A little clarification is in order. I really don't think I am being negative. I'm being realistic and scared. The technicians saw "something" that warranted further study. They are tech's not radiologists so they can't diagnose. I am not thinking that I have cancer. I don't have any symptoms of cancer. I certainly haven't had any unexplained weight loss. Cancer would be a surprise for sure. It could happen because cancer can present without anything but fatigue and I do have plenty of that, but I am NOT thinking that.
What I think is that I have avascular necrosis (Google it) in my joints from taking way too many steroids when I had a lot of asthma. That will be bad enough. What unnerves me is how many joints and how many bones are deteriorating and how bad? The tests I had done yesterday will help determine that and also "stage" the deterioration.
Remember I work with doctors and sick people. I have always said that if I ever got cancer or something really ugly I'd just live until I died. I don't believe in the medicine that I help practice. Everything has a price and it's hefty. So now the rubber hits the road. Besides if it was cancer my phone would have already been ringing.
9 comments:
Oh, my dear! how frightening -- especially when you are a nurse and have that kind of "inside" knowledge! i'm sure there's nothing i can say that will make it all better, but please know -- even though we don't really know each other -- that my thoughts and prayers are with you! Hugs!
Calm down and get somewhere quiet where you can talk to your Daddy--He made you and He knows what you are facing.
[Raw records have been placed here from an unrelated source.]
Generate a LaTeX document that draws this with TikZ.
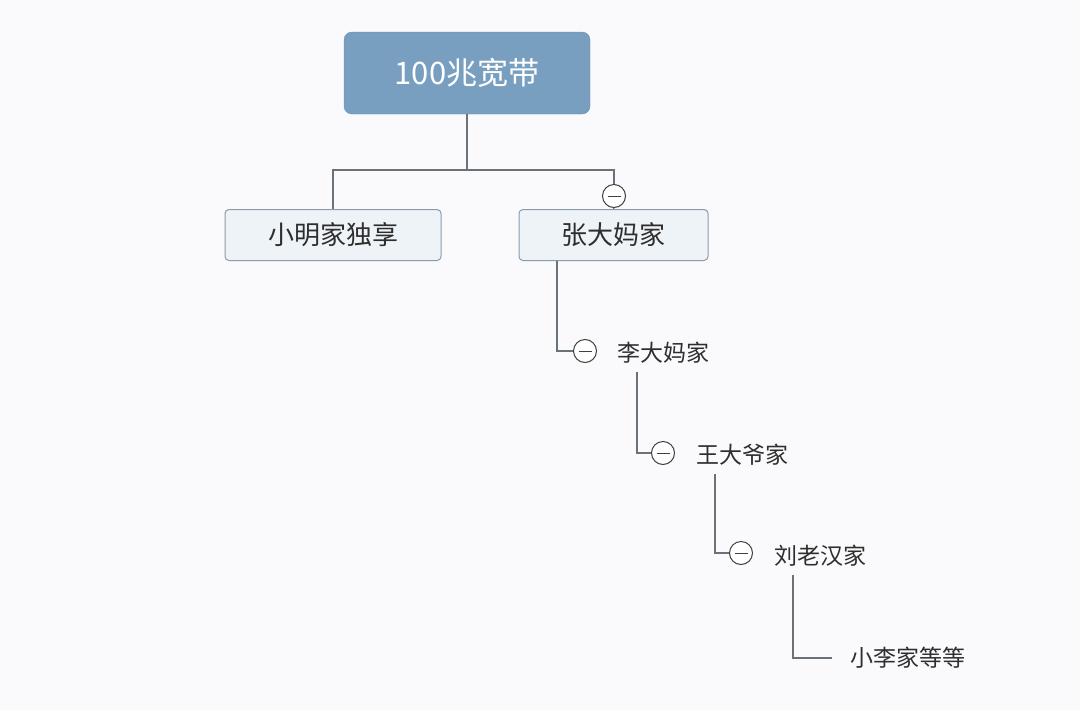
\documentclass[tikz,border=0pt]{standalone}
\usepackage{fontspec}
\newfontfamily\cjk{Noto Sans CJK SC}
\definecolor{rootblue}{HTML}{789FC0}
\definecolor{boxfill}{HTML}{EEF3F7}
\definecolor{boxline}{HTML}{8A9CAC}
\definecolor{linkgray}{HTML}{6A7178}
\definecolor{bgcol}{HTML}{FAFAFC}
\tikzset{
  root/.style={rectangle, rounded corners=8pt, fill=rootblue, draw=rootblue!90!black,
    minimum width=246pt, minimum height=82pt, text=white, font=\cjk\fontsize{31}{34}\selectfont},
  topic/.style={rectangle, rounded corners=4pt, fill=boxfill, draw=boxline, line width=1pt,
    minimum height=51pt, text=black!82, font=\cjk\fontsize{26}{29}\selectfont},
  leaf/.style={inner sep=0pt, text=black!82, font=\cjk\fontsize{23}{26}\selectfont},
  fold/.style={circle, draw=black!75, fill=white, line width=1pt, minimum size=23pt, inner sep=0pt,
    path picture={\draw[black!75, line width=1pt] ([xshift=-6.5pt]path picture bounding box.center)
      -- ([xshift=6.5pt]path picture bounding box.center);}},
  link/.style={draw=linkgray, line width=1.2pt}
}
\begin{document}
\begin{tikzpicture}[x=1pt,y=-1pt]
  \fill[bgcol] (0,0) rectangle (1080,710);
  \useasboundingbox (0,0) rectangle (1080,710);
  \node (bw) at (467,73) [root] {100兆宽带};
  \node (xm) at (333,235) [topic, minimum width=216pt] {小明家独享};
  \node (zd) at (613.5,235) [topic, minimum width=189pt] {张大妈家};
  \node (c0) at (614,196) [fold] {};
  \coordinate (sp) at (467,170);
  \draw[link] (bw.south) -- (sp); \draw[link] (sp) -| (xm.north);
  \draw[link] (sp) -| (c0.north); \draw[link] (c0.south) -- (zd.north);
  \node (c1) at (585,351) [fold] {}; \node (ld) at (663,353) [leaf] {李大妈家};
  \node (c2) at (663,453) [fold] {}; \node (wd) at (742,455) [leaf] {王大爷家};
  \node (c3) at (741,553) [fold] {}; \node (lh) at (820,556) [leaf] {刘老汉家};
  \node (xl) at (908,658) [leaf] {小李家等等};
  \draw[link] (zd.south -| 557,0) |- (c1.west);
  \draw[link] ([yshift=-8pt]ld.south -| 637,0) |- (c2.west);
  \draw[link] ([yshift=-8pt]wd.south -| 715,0) |- (c3.west);
  \draw[link] ([yshift=-8pt]lh.south -| 793,0) |- ([xshift=-18pt]xl.west);
\end{tikzpicture}
\end{document}
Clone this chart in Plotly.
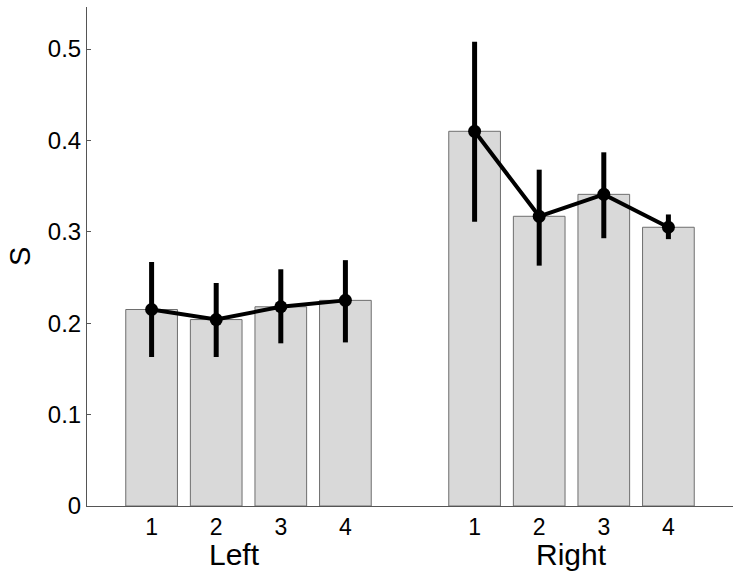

My mom is in the very same boat as we speak with unexplained problems and waiting for a big test on Friday. I cannot face the possibility that it is something deadly.
Please don't verbalize anything but POSITIVE.
I will be praying for you everytime I pray for my Mom, which is A LOT.
{{{{Big Hugs}}}}
Leave all the worrying in the hands of the doctors for now. Praying for your healing.
The rubber hasn't hit the road yet. Slow down and tell the "nurse inside of you" to wait for a diagnoses. Pain is jerking you around and you're scared.
Please try to remember that what ever this is, your panic and worry will not change it. You have a lot of people thinking good thoughts for you.
Okay, I looked up avascular necrosis and holy heck, don't go there. Your body knows how to heal itself, even replace dead bone. Let it do it. Believe in the power of God. And know that many people are praying for you. Including me.
And may you find the peace the Savior can bring. Let him take your worry.
I hope this doesn't offend you in any way.
Karen, I had no idea you had such problems...have reread some of your previous posts ...regarding those boots you have to wear...how horrible in the summer...but still if they help you get around...
Take care, thinking of you
Yes you know too much...I live with someone who does too. It makes every symptom a scary one. I hope all is well. Don't take a break, I want to see the bread.
No news is always good news. Take good care. xoxo, Lauren
Hi there!!
I am so sorry you are having so much trouble. I hope and pray you get a good report Friday so you can get back out in the yard and work in your flowers and garden.I just got through putting up corn.